In the case of distraction burglaries - a crime often linked to rogue trading - whilst the home-owner is at the door, an accomplice may be entering the premises elsewhere, quickly searching for cash and small valuables they can sell on. In other cases, the distraction can even lure the homeowner away from specific rooms whilst the criminals carry out their theft.

Cabinet Member Councillor Lynda Thorne, who is responsible for Housing, Communities and Social Justice in Cardiff, said: “Tackling cold callers and putting a stop to these truly despicable doorstep crimes is a key priority for this administration and, on a personal level, something I feel very strongly about.  “These are calculated crimes carried out by unscrupulous people who are only interested in making a profit, quite literally at the expense of others.”

“The price that is paid by those who have been targeted by door step criminality is not just limited to financial loss but also includes emotional trauma and scarring, which can be equally if not more difficult to address. Everyone can do their bit to help and we would therefore encourage communities to work with us on this.

Keeping an eye out for neighbours and loved ones, particularly if they are elderly or vulnerable, and reporting any suspicious activity to us won’t cost you a thing but it may well help to save someone from losing their life-savings or suffering the emotional pain of becoming a victim.”

Trading Standards recommends the following tips to avoid the Rogue Traders:

Before they knock at the door:

· Consider setting up a password with your utility suppliers

· Trading Standards and South Wales police support a 'Nominated Neighbour' scheme whereby vulnerable members of the community can nominate a neighbour who will check the callers' identity and then return with the caller

· Consider installing a wireless intercom with a Bogus Caller Button or Pendant Buttons with the Community Alarm Service at Cardiff Council

· Do not be afraid to chain your door or speak to caller while your door is locked

· If in doubt, keep them out

When they knock at the door:

· Be wary of any business literature that only gives a mobile phone number. They are difficult to trace

· ID Cards are very easy to fake on a computer. Use a phone number from the telephone directories or directory enquires to see if the caller is genuine

· If you let someone in – stay with them at all times

· Never part with money, documents or other things whatever they say

· Get more than one estimate for work

· Official organisations usually write first. Have you had a letter?

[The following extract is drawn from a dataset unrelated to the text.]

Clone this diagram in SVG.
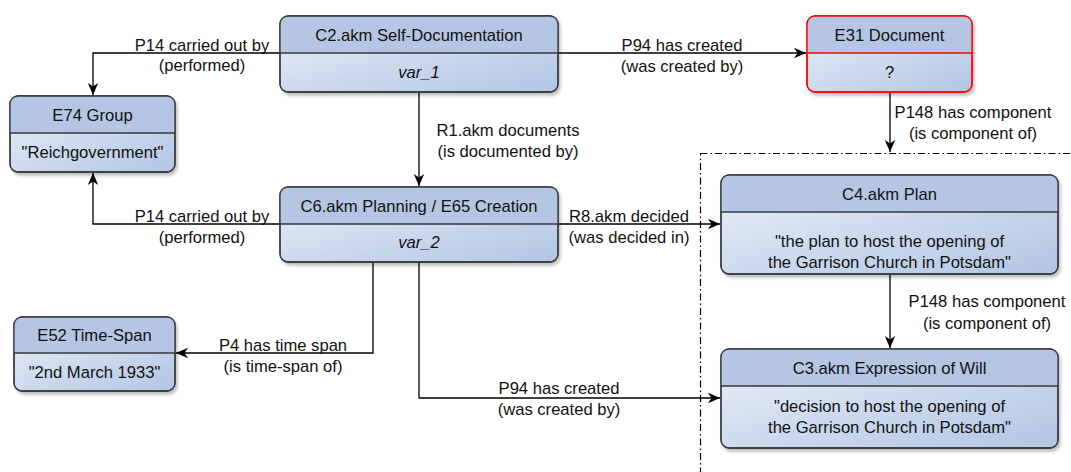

· If you feel afraid, harassed, threatened or intimidated by a caller, call the Police on 999 straight away

Cardiff Council’s Cabinet Member for Environment, Councillor Ashley Govier added:

“Our strategy for tackling this issue is wide ranging and we intend to cut these criminals off from all angles and at all levels. By working with other agencies and the wider community we will make Cardiff a no-go area for the people involved in this type of crime.”

South Wales Police Detective Chief Supt, Stuart Mckenzie said: "The information the public provide us with is critical in the successful detection and prevention of such crimes. I would urge anyone who comes across such operators to contact the police so we can stop these people from profiting at the expense of innocent people.”